Instead of using analytics to measure how well the process worked, how about using predictive and prescriptive analytics to actually direct the process at the beginning?  Instead of analytics that tell you what happened, how about creating analytics at the front of the process that predict what steps in the process are necessary and in what order?  Sometimes the most effective process is the process that you don’t need to execute, or only have to execute in part.

High-Tech Manufacturing Testing Example
We had an engagement with a high-tech manufacturer to help them to leverage analytics and the Internet of Things to optimize their 22-step product and component testing process.  Not only was there a significant amount of capital tied up with their in-process inventory, but the lengthy testing processes also created concerns about excessive and obsolete inventory in an industry where product changes happened constantly.

The manufacturer had lots of data that was coming off of the testing processes, but the data was being used after the fact to tell them where the testing was successful or not.  Instead, our approach was to use that data to predict what tests needed to be run for which components coming from which of the suppliers manufacturing facilities.  Instead of measuring what happened and identifying waste and inefficiencies after the fact, the manufacturer wanted to predict the likely quality of the component (given the extensive amount of data that they could be capturing but today was hitting the manufacturing and testing floors) and identify what tests where needed given that particular situation.  Think dynamic or even smart testing.

We worked with the client to identify all the data that was coming out of all the different testing processes.  We discovered that nearly 90% of the potential data was just “hitting the floor” because the organization did not have a method for capturing and subsequently analyzing this data (most of which was either very detailed log files, or comments and notes being generated by the testers, engineers and technicians during the testing processes).  At a conceptual level, their processing looked like Figure 1 with traditional dashboards and reports that answered the basic operational questions about how the process was working (see Figure 1).
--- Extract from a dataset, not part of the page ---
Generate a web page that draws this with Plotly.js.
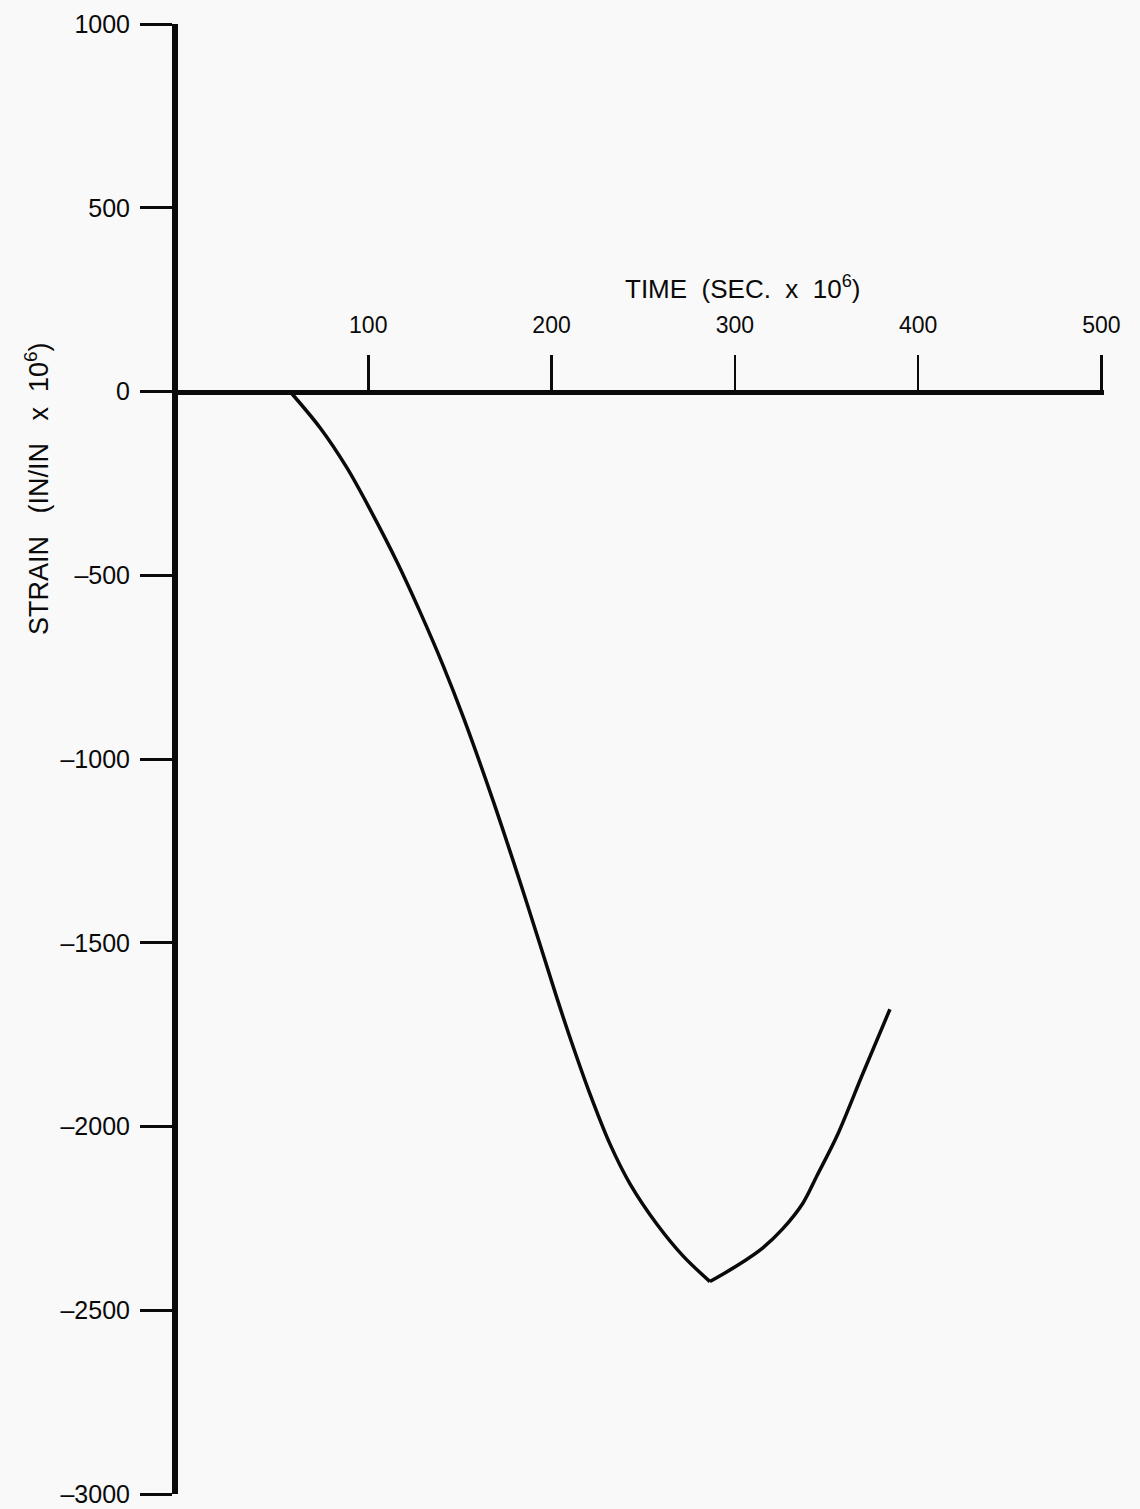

Figure 1: Analytics That Tell You How Each Step Performed

However, we wanted to transform the role of analytics to not just reporting how the processes was working, but we wanted to employ predictive analytics to create a score for each component and then use prescriptive analytics to recommend what tests had to be run and in what order given the results of the predictive score.

We used a technique called the “By Analysis” to brainstorm the “variables and metrics that might be better predictors of testing performance”.  For example, when examining components with a high failure rate, we started the brainstorming process with the following question:

“Show me the percentage of component failures by…”

We asked the workshop participants to brainstorm the “by” variables and metrics that we might want to test.  Here are some of the results:

  • Show me the percentage of component failures by Tester/Technician (age, gender, years of experience, historical performance ratings, most recent training date, most recent testing certifications, months of experience by test machine, level of job satisfaction, years until retirement, etc.)
  • Show me the percentage of component failures by Test Machine (manufacturer, model, install date, last service date, ideal capacity, maximum capacity, test machine operational complexity, etc.)
  • Show me the percentage of component failures by Component (component type, supplier, supplier manufacturing facility, supplier manufacturing machine, supplier component testing results, etc.)
  • Show me the percentage of component failures by Manufacturer (years of service, historical performance, location, distance from distribution center, manufacturing location, lot number, storage location, etc.)
  • Show me the percentage of component failures by Distribution Center (location, build date, last remodel date, local temperature, local humidity, local economic conditions, etc.)
  • Show me the percentage of component failures by Time (Time of day/Day of Week, Time of year, local holidays, seasonality, etc.)
  • Show me the percentage of component failures by Weather (percipation, temperature, humidity, airborne particles, pollution, severe storms, etc.).
  • Show me the percentage of component failures by Labor unrest (strikes, number of plant injuries, safety issues, etc.)
  • Show me the percentage of component failures by Local economic conditions (average hourly wages, paid overtime, union representation, average hours worked per week, etc.)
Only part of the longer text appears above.